IHRAM.CO.ID, TEL AVIV – Salah seorang Jurnalis Aljazirah, Givara Budeiri dibebaskan dari tahanan Israel. Ia ditahan saat sedang meliput demonstrasi di lingkungan Sheikh Jarrah, Yerusalem Timur. Polisi Israel menyerang Budeiri dan menghancurkan peralatan milik Juru Kamera Aljazirah, Nabil Mazzawi.
Penangkapan Budeiri menuai kecaman tajam dari para pendukung kebebasan pers dan pengawas media.
“Mereka datang dari berbagai sudut. Mereka menendang saya ke dinding dan menyeret saya masuk ke mobil,” kata Budeiri.
Kala itu, Budeiri melaporkan aksi peringatan 54 tahun Hari Naksa yang menggambarkan hari kemenangan Israel saat Perang Enam Hari tahun 1967. Budeiri telah bekerja sebagai jurnalis Aljazirah sejak tahun 2000. Dia mengenakan jaket antipeluru bertanda "pers" ketika dia ditangkap dan memegang kartu Kantor Pers Pemerintah Israel (GPO).
Namun, dia mengaku bahwa dia diperlakukan seperti penjahat saat di kantor polisi Israel. Polisi menuduhnya Budeiri menendang seorang tentara wanita, sebuah tuduhan yang ia bantah. Dia dibebaskan dengan syarat tidak pergi ke Sheikh Jarrah selama 15 hari.
Pejabat Direktur Jenderal Jaringan Media Aljazirah, Mostefa Souag mengutuk keras penangkapan tersebut. Penargetan sistematis terhadap jurnalis merupakan pelanggaran pada hukum internasional. Tindakan kekerasan yang dilakukan oleh polisi Israel terhadap Budeiri dan Mazzawi sama sekali mengabaikan hak asasi manusia jurnalis.
“Pembungkaman wartawan dengan meneror mereka telah menjadi kegiatan rutin bagi otoritas Israel seperti yang disaksikan dalam beberapa pekan terakhir di Gaza dan Yerusalem yang diduduki,” ujar dia.
Rekan Budeiri, Hoda Abdel Hamid mengatakan Budeiri ditangkap tanpa alasan yang jelas. Dia menceritakan saat penangkapan, Budeiri didorong saat mencoba mengambil kartu persnya.
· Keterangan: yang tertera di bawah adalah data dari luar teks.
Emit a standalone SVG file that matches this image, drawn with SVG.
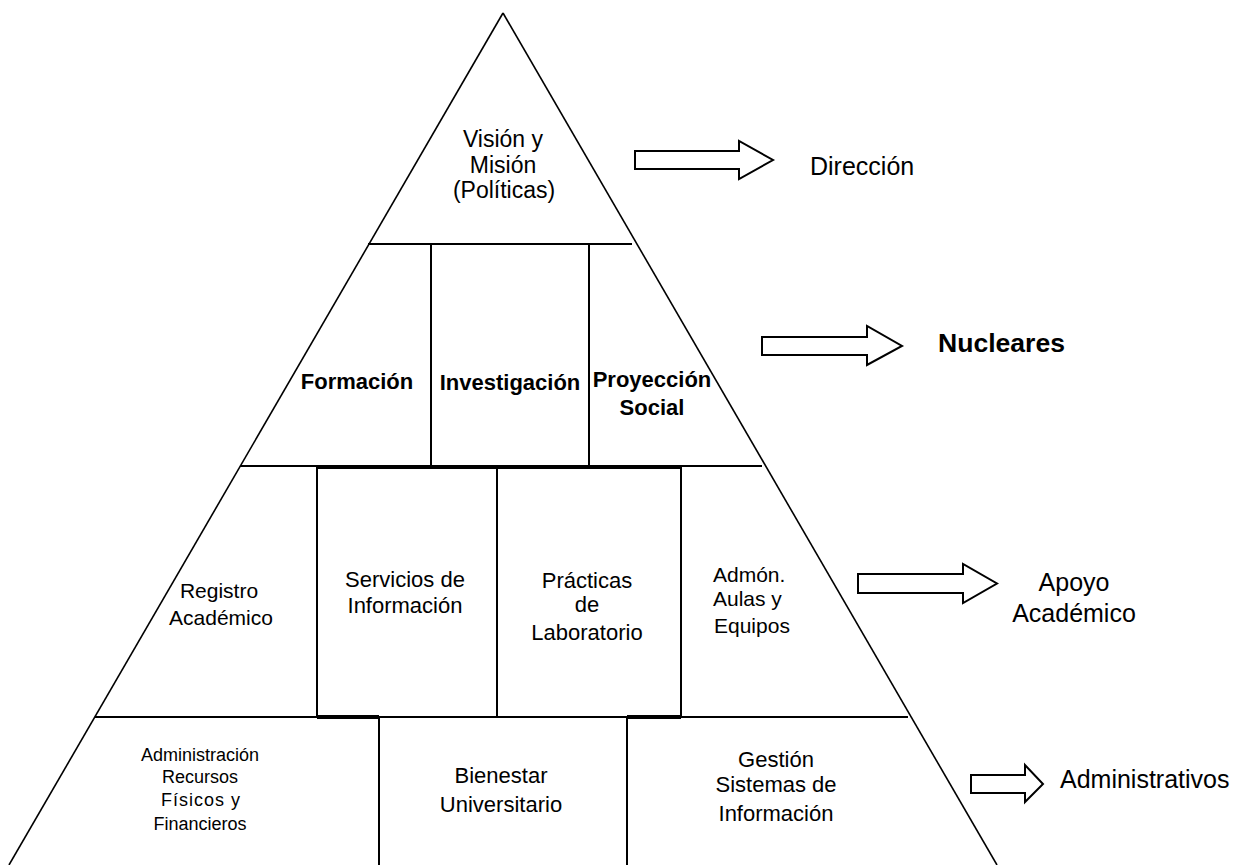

Saat juru kameranya mencoba untuk membantunya, kameranya pecah.
“Kami berbicara dengan beberapa saksi dan mereka semua mengatakan tidak ada alasan untuk ketegangan semacam itu dan tidak jelas mengapa mereka memutuskan secara khusus mengejar Budeiri sementara ada jurnalis lain yang melakukan persis seperti yang dia lakukan,” kata Abdel Hamid.
Juru Bicara Wartawan Tanpa Batas (RSF), Sabrina Bennoui mengatakan penangakapan tersebut tidak dapat diterima.
“Ini jelas merupakan pelanggaran kebebasan pers karena jurnalis ini dapat dikenali dengan jelas mengenakan rompi pers. Ada keinginan yang jelas dari otoritas Israel untuk mencegah jurnalis melakukan pekerjaan mereka,” kata Bennoui.